Detroit’s metro office market is missing out on Michigan’s revival three years after the government rescued General Motors Co. and Chrysler Group LLC. Borrowers 30 days late or more on Detroit-area office loans packaged into commercial mortgage-backed securities rose to 24 per cent from 15 per cent in August 2011, according to data compiled by Bloomberg, compared with 9.9 per cent nationally.

“This is probably not a market where you’re going to see much growth and for that reason, it might make sense to just move on,” said Shaw Lupton, a senior real estate economist at data provider CoStar Group Inc.

Lehman said in July it’s attempting to recover as much as $12.9 billion for creditors by selling real estate holdings that range from condos in Hawaii to Archstone Inc., the eighth-largest apartment manager in the US. Lehman has said it plans to hold some assets as long as 2015, waiting for opportune times to dispose of properties as the commercial and residential markets recover. It moved to take Archstone public last month.

Lehman had $260 million in outstanding senior loans secured by Detroit-area property at the time of its September 2008 demise, in addition to $13.2 million in mezzanine or junior loans, according to court documents.

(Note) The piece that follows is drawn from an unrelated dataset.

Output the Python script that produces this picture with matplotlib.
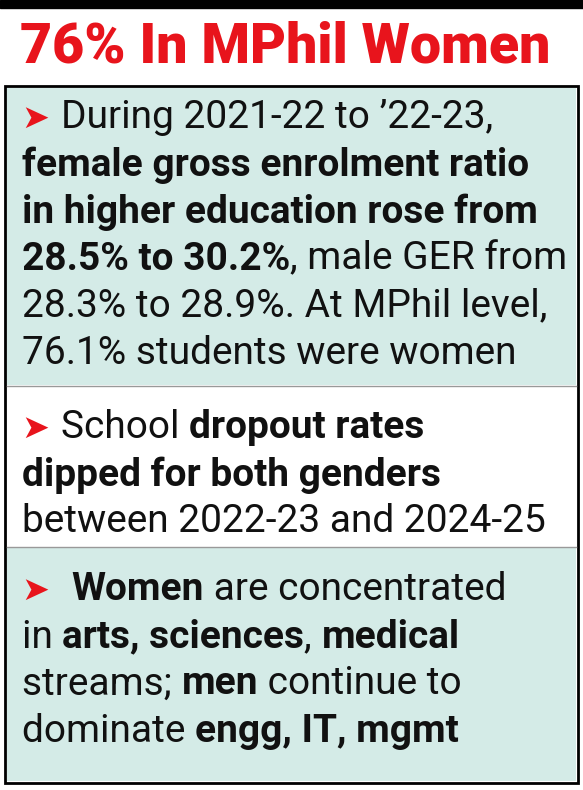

The bank had extended some of the loans as part of a joint venture with affiliates of developer Kojaian Management Co. The partnership, which had dated to 1995, was dissolved a year after the bankruptcy and Lehman took title to 15 properties in lieu of foreclosure.

There were 3,037 Class-B buildings totaling more than 100 million square feet in the Detroit area at the end of the second quarter, according to CoStar. The vacancy rate for Class-B buildings in the region was 21.2 per cent.

Asking rent for office space in the Detroit region was $17.81 per square foot in the second quarter, the lowest on record, according to data from CoStar going back to 2000. The national average was $22.70 in the period. Vacancies were 18.4 per cent in Detroit, compared with 12.7 per cent nationally.

That’s not deterring some investors. Detroit office properties sold for an average of $89 per square foot in the second quarter, more than double the value they sold for in the second half of last year, according to data from research firm Real Capital Analytics Inc. The cap rate, or investment yield, which declines as the price of assets rise, was 7.2 percent - the lowest since the fourth quarter of 2008.

“We’re entering a whole new cycle in Detroit after we’ve been bumping along the bottom for three years,” Emmons said. “The automobile business isn’t going away. This is still the world headquarters.”